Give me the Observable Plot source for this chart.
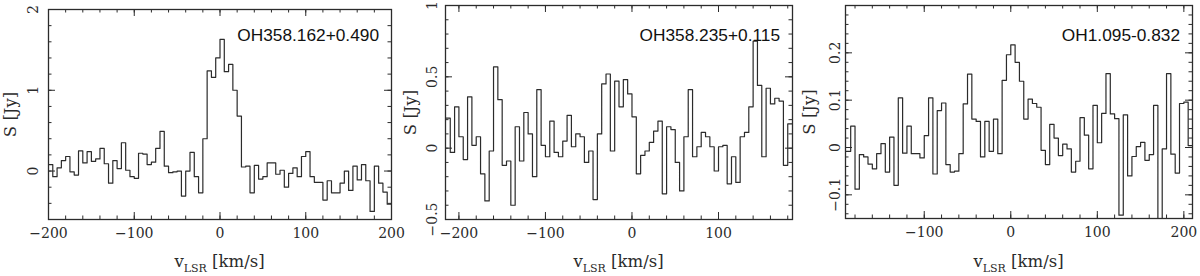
<!DOCTYPE html>
<html><head><meta charset="utf-8">
<script src="https://cdn.jsdelivr.net/npm/d3@7"></script>
<script src="https://cdn.jsdelivr.net/npm/@observablehq/plot@0.6"></script>
<style>
body{margin:0;background:#fff;}
#row{display:flex;width:1200px;height:276px;overflow:hidden;background:#fff;}
#row svg{overflow:visible;display:block;background:transparent;}
</style></head><body><div id="row"></div>
<script>
// ---- data ----
const sources = ["OH358.162+0.490", "OH358.235+0.115", "OH1.095-0.832"];
const binWidth = 5; // km/s
const vStart1 = -200, vStart2 = -215, vStart3 = -190;

const flux1 = [0.08,-0.07,0.04,0.13,0.18,-0.01,-0.05,0.25,0.10,0.24,
  0.12,0.15,0.28,0.09,-0.15,0.13,0.03,0.35,0.01,-0.07,
  -0.09,0.22,0.21,0.08,0.11,0.28,0.49,0.06,-0.02,-0.01,
  0.00,-0.31,0.00,0.23,-0.07,-0.27,0.40,1.24,1.16,1.40,
  1.63,1.23,1.32,1.00,0.68,0.05,0.06,-0.27,0.07,-0.10,
  -0.07,0.10,0.10,-0.04,0.01,-0.20,-0.03,0.04,-0.07,0.18,
  0.24,-0.07,-0.14,-0.14,-0.36,-0.12,-0.27,-0.27,-0.15,0.00,
  -0.24,0.06,-0.11,0.08,-0.12,-0.50,0.06,-0.15,-0.26,-0.41];

const flux2 = [0.21,-0.03,0.29,0.08,-0.08,0.36,0.02,0.08,-0.18,-0.37,
  -0.02,0.57,0.34,-0.12,-0.09,-0.40,0.15,-0.09,0.25,0.10,
  -0.20,0.41,0.02,-0.06,0.19,-0.03,-0.06,0.05,0.23,0.01,
  0.10,0.08,-0.10,-0.02,-0.36,0.10,0.45,0.52,-0.02,0.47,
  0.29,0.48,0.38,0.22,-0.18,-0.05,-0.02,0.04,0.12,0.19,
  -0.32,0.15,0.13,-0.10,-0.30,0.08,0.41,-0.06,0.01,0.11,
  0.08,0.01,-0.16,0.01,0.02,-0.25,-0.06,-0.24,0.08,0.11,
  0.29,0.75,0.44,-0.06,0.42,0.31,0.35,0.33,-0.12,0.17];

const flux3 = [-0.008,0.045,-0.088,-0.015,-0.020,-0.035,-0.045,-0.013,0.008,-0.052,
  0.022,-0.080,0.105,-0.012,0.045,-0.013,-0.013,-0.022,0.025,0.105,
  -0.056,0.078,0.094,-0.036,-0.052,-0.050,-0.013,0.092,0.155,0.060,
  0.055,-0.020,0.055,-0.008,0.060,-0.013,0.142,0.196,0.217,0.180,
  0.140,0.060,0.102,0.093,0.085,-0.006,-0.036,0.049,0.020,-0.017,
  0.007,-0.003,-0.052,-0.029,0.063,0.026,-0.045,0.089,0.010,0.072,
  0.156,0.071,0.061,-0.143,0.069,-0.060,-0.019,0.002,0.011,-0.027,
  -0.015,0.089,-0.200,-0.003,0.156,-0.014,-0.054,0.093,0.096,0.004];

const xDomain1 = [-200, 200], xDomain2 = [-215.5, 185.5], xDomain3 = [-191, 210];
const yDomain1 = [-0.6, 2], yDomain2 = [-0.5, 1], yDomain3 = [-0.15, 0.3];
const xMajor1 = [-200, -100, 0, 100, 200];
const xMajor2 = [-200, -100, 0, 100];
const xMajor3 = [-100, 0, 100, 200];
const yMajor1 = [0, 1, 2];
const yMajor2 = [-0.5, 0, 0.5, 1];
const yMajor3 = [-0.1, 0, 0.1, 0.2];
const xMinorStep = 20;
const yMinorStep1 = 0.2, yMinorStep2 = 0.1, yMinorStep3 = 0.02;

// ---- layout / style ----
const ink = "#2b2b2b";
const serif = "DejaVu Serif";
const sans = "Liberation Sans";
const W = 400, H = 276;
const panels = [
  {name: sources[0], start: vStart1, flux: flux1, xd: xDomain1, yd: yDomain1, xM: xMajor1, yM: yMajor1, yStep: yMinorStep1,
   m: {left: 48, right: 9, top: 9, bottom: 57}, ytdx: -15, ylab: -38},
  {name: sources[1], start: vStart2, flux: flux2, xd: xDomain2, yd: yDomain2, xM: xMajor2, yM: yMajor2, yStep: yMinorStep2,
   m: {left: 45, right: 8, top: 5, bottom: 57}, ytdx: -13, ylab: -35},
  {name: sources[2], start: vStart3, flux: flux3, xd: xDomain3, yd: yDomain3, xM: xMajor3, yM: yMajor3, yStep: yMinorStep3,
   m: {left: 45, right: 8, top: 5, bottom: 58}, ytdx: -10, ylab: -36}
];

const fmt = d => (d < 0 ? "\u2212" : "") + String(Math.abs(d));

function steps(start, values) {
  const pts = values.map((s, i) => ({v: start + i * binWidth, s}));
  pts.push({v: start + values.length * binWidth, s: values[values.length - 1]});
  return pts;
}
function range(lo, hi, step) {
  const out = [];
  const n0 = Math.ceil(lo / step - 1e-9), n1 = Math.floor(hi / step + 1e-9);
  for (let k = n0; k <= n1; k++) out.push(+(k * step).toFixed(6));
  return out;
}

const row = document.getElementById("row");
for (const p of panels) {
  const iw = W - p.m.left - p.m.right, ih = H - p.m.top - p.m.bottom;
  const xMinor = range(p.xd[0], p.xd[1], xMinorStep);
  const yMinor = range(p.yd[0], p.yd[1], p.yStep);
  const majL = 7, minL = 3.5;
  const svg = Plot.plot({
    width: W, height: H,
    marginLeft: p.m.left, marginRight: p.m.right, marginTop: p.m.top, marginBottom: p.m.bottom,
    style: {overflow: "visible", background: "transparent"},
    x: {domain: p.xd, axis: null},
    y: {domain: p.yd, axis: null},
    marks: [
      Plot.line(steps(p.start, p.flux), {x: "v", y: "s", curve: "step-after", stroke: ink, strokeWidth: 1.2, clip: true}),
      // x ticks bottom & top
      Plot.tickX(xMinor, {x: d => d, insetTop: ih - minL, stroke: ink, strokeWidth: 1}),
      Plot.tickX(xMinor, {x: d => d, insetBottom: ih - minL, stroke: ink, strokeWidth: 1}),
      Plot.tickX(p.xM, {x: d => d, insetTop: ih - majL, stroke: ink, strokeWidth: 1}),
      Plot.tickX(p.xM, {x: d => d, insetBottom: ih - majL, stroke: ink, strokeWidth: 1}),
      // y ticks left & right
      Plot.tickY(yMinor, {y: d => d, insetRight: iw - minL, stroke: ink, strokeWidth: 1}),
      Plot.tickY(yMinor, {y: d => d, insetLeft: iw - minL, stroke: ink, strokeWidth: 1}),
      Plot.tickY(p.yM, {y: d => d, insetRight: iw - majL, stroke: ink, strokeWidth: 1}),
      Plot.tickY(p.yM, {y: d => d, insetLeft: iw - majL, stroke: ink, strokeWidth: 1}),
      Plot.frame({stroke: ink, strokeWidth: 1.3}),
      // tick labels
      Plot.text(p.xM, {x: d => d, frameAnchor: "bottom", dy: 9, lineAnchor: "top", text: fmt,
        fill: ink, fontFamily: serif, fontSize: 14}),
      Plot.text(p.yM, {y: d => d, frameAnchor: "left", dx: p.ytdx, rotate: -90, textAnchor: "middle", text: fmt,
        fill: ink, fontFamily: serif, fontSize: 14}),
      Plot.text(["S [Jy]"], {frameAnchor: "left", dx: p.ylab, rotate: -90, textAnchor: "middle", text: d => d,
        fill: ink, fontFamily: serif, fontSize: 16.5}),
      Plot.text([p.name], {frameAnchor: "top-right", dx: -12.5, dy: 28 - p.m.top, textAnchor: "end",
        text: d => d, fill: "#111", fontFamily: sans, fontSize: 17.3})
    ]
  });
  svg.style.background = "transparent";
  // x-axis title with subscript
  const t = d3.select(svg).append("text")
    .attr("x", p.m.left + iw / 2).attr("y", 266.5)
    .attr("text-anchor", "middle").attr("fill", ink)
    .style("font-family", serif).style("font-size", "16.5px");
  t.append("tspan").text("v");
  t.append("tspan").attr("dy", 5).style("font-size", "11px").text("LSR");
  t.append("tspan").attr("dy", -5).text(" [km/s]");
  row.appendChild(svg);
}
</script>
</body></html>
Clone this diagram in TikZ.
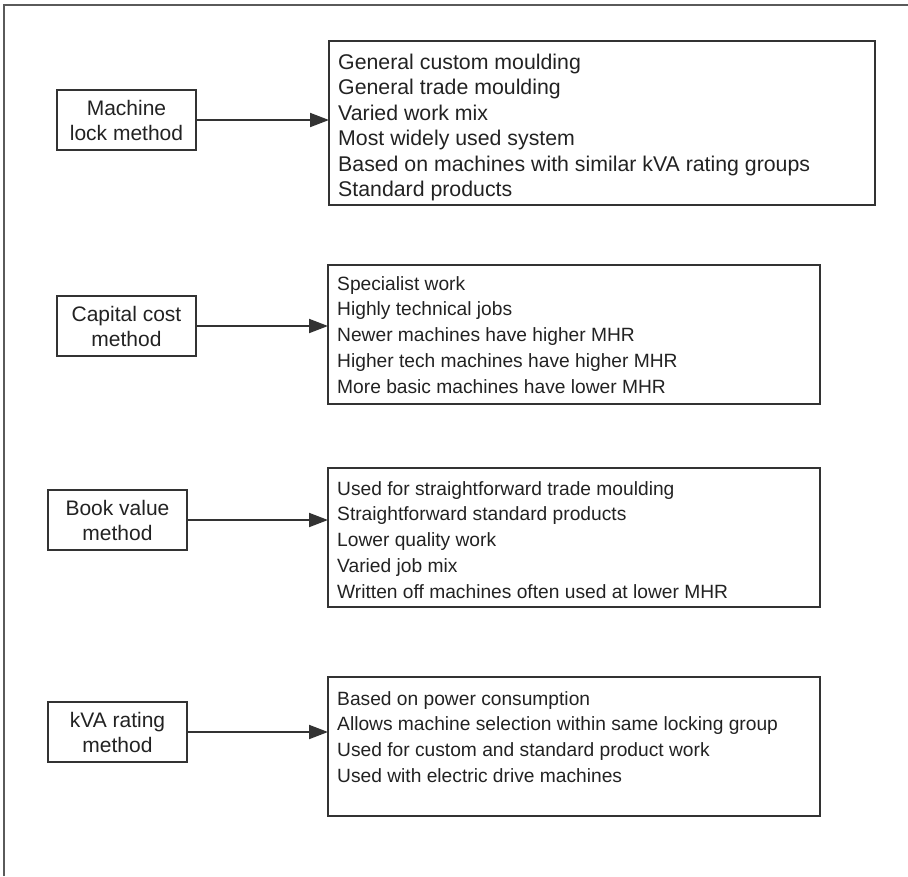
\documentclass[tikz,border=0pt]{standalone}
\usepackage{fontspec}
\setmainfont{Liberation Sans}
\usetikzlibrary{arrows.meta,calc}
\definecolor{ink}{HTML}{222222}
\definecolor{edge}{HTML}{333333}
\definecolor{framegray}{HTML}{5A5A5A}
% stacked lines of a panel, first baseline on the node's base
\newcommand{\itemlines}[1]{\begin{tabular}[t]{@{}l@{}}#1\end{tabular}}
\begin{document}
\begin{tikzpicture}[x=1pt,y=-1pt,
  method/.style={draw=edge,line width=1.6pt,text=ink,align=center,
    font=\fontsize{21}{25}\selectfont,inner sep=0pt,outer sep=0pt,
    minimum width=139pt,minimum height=60pt},
  panel/.style={draw=edge,line width=1.6pt,anchor=north west,inner sep=0pt,outer sep=0pt},
  points/.style={anchor=base west,inner sep=0pt,text=ink,
    font=\fontsize{19.2}{25.8}\selectfont},
  bigpoints/.style={points,font=\fontsize{21.3}{25.5}\selectfont},
  link/.style={draw=edge,line width=1.9pt,-{Triangle[length=19pt,width=14pt]}}]
\useasboundingbox (0,0) rectangle (908,876);

% open frame round the figure
\coordinate (fb) at (4,876);
\coordinate (fc) at (4,5);
\coordinate (fr) at (908,5);
\draw[framegray,line width=2pt] (fb) -- (fc) -- (fr);

% methods
\node[method] (m1) at (126.5,120) {Machine\\lock method};
\node[method] (m2) at (126.5,326) {Capital cost\\method};
\node[method] (m3) at (117.5,520) {Book value\\method};
\node[method] (m4) at (117.5,732) {kVA rating\\method};

% panels
\node[panel,minimum width=546pt,minimum height=164pt] (p1) at (329,41) {};
\node[panel,minimum width=492pt,minimum height=139pt] (p2) at (328,265) {};
\node[panel,minimum width=492pt,minimum height=139pt] (p3) at (328,468) {};
\node[panel,minimum width=492pt,minimum height=139pt] (p4) at (328,677) {};

% panel texts
\node[bigpoints] (t1) at ($(p1.north west)+(9,28)$) {\itemlines{%
  General custom moulding\\
  General trade moulding\\
  Varied work mix\\
  Most widely used system\\
  Based on machines with similar kVA rating groups\\
  Standard products}};
\node[points] (t2) at ($(p2.north west)+(9,25)$) {\itemlines{%
  Specialist work\\
  Highly technical jobs\\
  Newer machines have higher MHR\\
  Higher tech machines have higher MHR\\
  More basic machines have lower MHR}};
\node[points] (t3) at ($(p3.north west)+(9,27)$) {\itemlines{%
  Used for straightforward trade moulding\\
  Straightforward standard products\\
  Lower quality work\\
  Varied job mix\\
  Written off machines often used at lower MHR}};
\node[points] (t4) at ($(p4.north west)+(9,28)$) {\itemlines{%
  Based on power consumption\\
  Allows machine selection within same locking group\\
  Used for custom and standard product work\\
  Used with electric drive machines}};

% connectors
\draw[link] (m1.east) -- (m1.east -| p1.west);
\draw[link] (m2.east) -- (m2.east -| p2.west);
\draw[link] (m3.east) -- (m3.east -| p3.west);
\draw[link] (m4.east) -- (m4.east -| p4.west);
\end{tikzpicture}
\end{document}
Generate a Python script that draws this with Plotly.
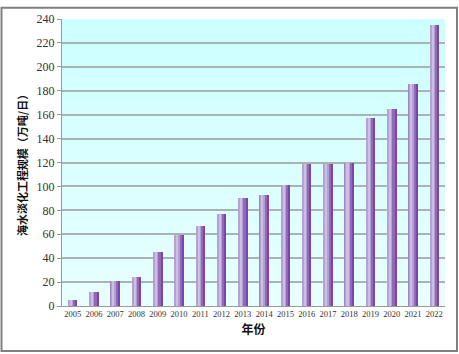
import plotly.graph_objects as go

years = ["2005", "2006", "2007", "2008", "2009", "2010", "2011", "2012", "2013",
         "2014", "2015", "2016", "2017", "2018", "2019", "2020", "2021", "2022"]
capacity = [5, 12, 21, 24, 45, 59, 67, 77, 90, 93, 101, 119, 119, 120, 157, 165, 186, 235]
y_ticks = [0, 20, 40, 60, 80, 100, 120, 140, 160, 180, 200, 220, 240]

y_title = "海水淡化工程规模（万吨/日）"
x_title = "年份"

W, H = 459, 354
ML, MR, MT, MB = 62, 14, 13, 48
PW, PH = W - ML - MR, H - MT - MB

fig = go.Figure()

# layered bars to mimic the cylinder-like gradient
layers = [
    (-0.225, 0.45, "#9c86c2"),
    (-0.19, 0.06, "#b3a2d2"),
    (-0.13, 0.12, "#cdbfe2"),
    (-0.01, 0.06, "#b3a0d2"),
    (0.05, 0.08, "#9168ba"),
    (0.13, 0.095, "#7c45ad"),
]
for off, wid, col in layers:
    fig.add_trace(go.Bar(
        x=years, y=capacity, offset=off, width=wid,
        marker=dict(color=col, line=dict(width=0)),
        showlegend=False, hoverinfo="x+y",
    ))

# plot-area vertical gradient background
n = 30
top = (204, 255, 255)
bot = (232, 255, 255)
for i in range(n):
    t = i / (n - 1)
    c = tuple(round(top[k] + (bot[k] - top[k]) * t) for k in range(3))
    fig.add_shape(type="rect", xref="x domain", yref="y domain",
                  x0=0, x1=1, y0=1 - (i + 1) / n, y1=1 - i / n,
                  fillcolor="rgb(%d,%d,%d)" % c, line=dict(width=0), layer="below")

# outer border
fig.add_shape(type="rect", xref="paper", yref="paper",
              x0=(1.5 - ML) / PW, x1=(457 - ML) / PW,
              y0=(H - MB - 352) / PH, y1=(H - MB - 1.5) / PH,
              line=dict(color="#808080", width=2), fillcolor="rgba(0,0,0,0)", layer="above")

fig.update_layout(
    width=W, height=H,
    margin=dict(l=ML, r=MR, t=MT, b=MB),
    paper_bgcolor="white",
    plot_bgcolor="#ddffff",
    barmode="overlay",
    bargap=0,
    font=dict(family="Liberation Serif", color="#222"),
    xaxis=dict(
        type="category",
        tickfont=dict(size=8.5, family="Liberation Serif", color="#333"),
        showgrid=False, showline=True, linecolor="#999", linewidth=1,
        ticks="", range=[-0.5, 17.5],
        title=dict(text=x_title, font=dict(family="Noto Sans CJK SC", size=12, color="#111",
                                           weight="bold"),
                   standoff=7),
    ),
    yaxis=dict(
        range=[0, 240], tickvals=y_ticks,
        tickfont=dict(size=12, family="Liberation Serif", color="#333"),
        showgrid=True, gridcolor="#a8b4b4", gridwidth=1.5,
        showline=True, linecolor="#999", linewidth=1,
        ticks="outside", ticklen=4, tickcolor="#999",
        zeroline=False,
        title=dict(text=y_title, font=dict(family="Noto Sans CJK SC", size=11, color="#111",
                                           weight="bold"),
                   standoff=6),
    ),
)

fig.write_html("out.html")
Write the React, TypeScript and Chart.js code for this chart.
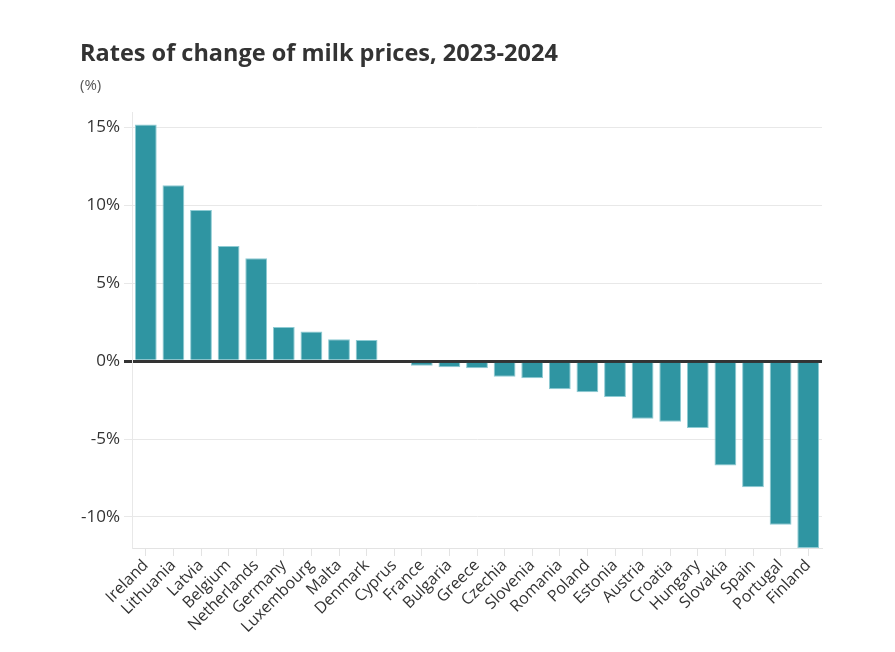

# GOAL OF THE EXERCISE
Reproduce the entries exactly, from the line with "Generate a Python" to the line with "import plotly.graph_objects as go", both lines included, keeping no pictures.

# ANSWER
Generate a Python script that draws this with Plotly.
import plotly.graph_objects as go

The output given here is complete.